» Stated problem
Assemble all lines in which the string "React" appears.

____________

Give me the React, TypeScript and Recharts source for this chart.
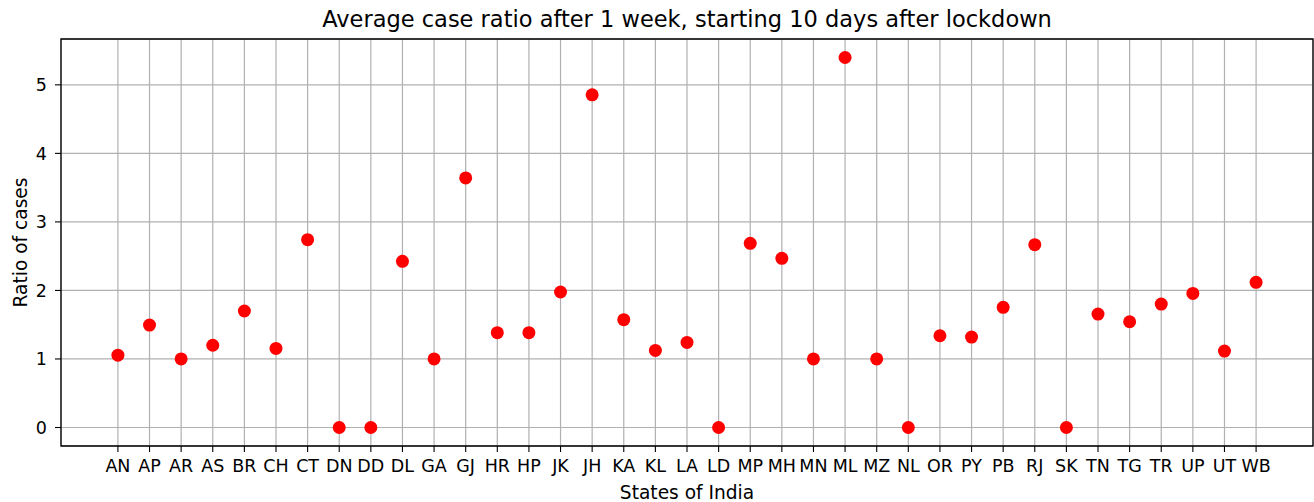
import React from "react";
import {
  ScatterChart,
  Scatter,
  XAxis,
  YAxis,
  CartesianGrid,
  ReferenceArea,
} from "recharts";

const STATES = [
  "AN", "AP", "AR", "AS", "BR", "CH", "CT", "DN", "DD", "DL", "GA", "GJ",
  "HR", "HP", "JK", "JH", "KA", "KL", "LA", "LD", "MP", "MH", "MN", "ML",
  "MZ", "NL", "OR", "PY", "PB", "RJ", "SK", "TN", "TG", "TR", "UP", "UT", "WB",
];

const RATIOS = [
  1.056, 1.495, 1.0, 1.2, 1.7, 1.154, 2.741, 0, 0, 2.425, 1.0, 3.642,
  1.383, 1.383, 1.977, 4.854, 1.573, 1.125, 1.241, 0, 2.687, 2.468, 1.0, 5.399,
  1.0, 0, 1.339, 1.319, 1.753, 2.668, 0, 1.655, 1.543, 1.801, 1.957, 1.115, 2.118,
];

const Y_TICKS = [0, 1, 2, 3, 4, 5];

const TITLE = "Average case ratio after 1 week, starting 10 days after lockdown";
const X_LABEL = "States of India";
const Y_LABEL = "Ratio of cases";

const data = STATES.map((s, i) => ({ x: i, y: RATIOS[i], name: s }));
const xTicks = STATES.map((_, i) => i);

const X_DOMAIN: [number, number] = [-1.8, STATES.length - 1 + 1.8];
const Y_DOMAIN: [number, number] = [-0.27, 5.669];

const FONT = "DejaVu Sans, sans-serif";

const Dot = (props: any) => (
  <circle cx={props.cx} cy={props.cy} r={6.5} fill="#ff0000" />
);

export default function App() {
  return (
    <div style={{ position: "absolute", left: 0, top: 0, width: 1314, height: 502, background: "#fff" }}>
      <ScatterChart
        width={1314}
        height={502}
        margin={{ top: 39, right: 1, bottom: 0, left: 0 }}
      >
        <CartesianGrid stroke="#b0b0b0" strokeWidth={1.2} />
        <XAxis
          type="number"
          dataKey="x"
          domain={X_DOMAIN}
          allowDataOverflow
          ticks={xTicks}
          interval={0}
          tickFormatter={(v: number) => STATES[v] ?? ""}
          height={56}
          tickSize={6}
          tickMargin={8}
          axisLine={false}
          tickLine={{ stroke: "#000", strokeWidth: 1.1 }}
          tick={{ fill: "#000", fontSize: 17.5, fontFamily: FONT }}
        />
        <YAxis
          type="number"
          dataKey="y"
          domain={Y_DOMAIN}
          allowDataOverflow
          ticks={Y_TICKS}
          interval={0}
          width={61}
          tickSize={6}
          tickMargin={8}
          axisLine={false}
          tickLine={{ stroke: "#000", strokeWidth: 1.1 }}
          tick={{ fill: "#000", fontSize: 17.5, fontFamily: FONT }}
        />
        <Scatter data={data} isAnimationActive={false} shape={Dot} />
        <ReferenceArea
          x1={X_DOMAIN[0]}
          x2={X_DOMAIN[1]}
          y1={Y_DOMAIN[0]}
          y2={Y_DOMAIN[1]}
          fill="none"
          fillOpacity={0}
          stroke="#000"
          strokeWidth={1.3}
          ifOverflow="visible"
        />
      </ScatterChart>
      <svg
        width={1314}
        height={502}
        style={{ position: "absolute", left: 0, top: 0, pointerEvents: "none" }}
      >
        <text x={687} y={27} textAnchor="middle" fontSize={22.5} fontFamily={FONT} fill="#000">
          {TITLE}
        </text>
        <text x={687} y={498.5} textAnchor="middle" fontSize={18.6} fontFamily={FONT} fill="#000">
          {X_LABEL}
        </text>
        <text
          x={26.5}
          y={242.5}
          textAnchor="middle"
          fontSize={18.6}
          fontFamily={FONT}
          fill="#000"
          transform="rotate(-90, 26.5, 242.5)"
        >
          {Y_LABEL}
        </text>
      </svg>
    </div>
  );
}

____________

» Result of this exercise
Give me the React, TypeScript and Recharts source for this chart.
import React from "react";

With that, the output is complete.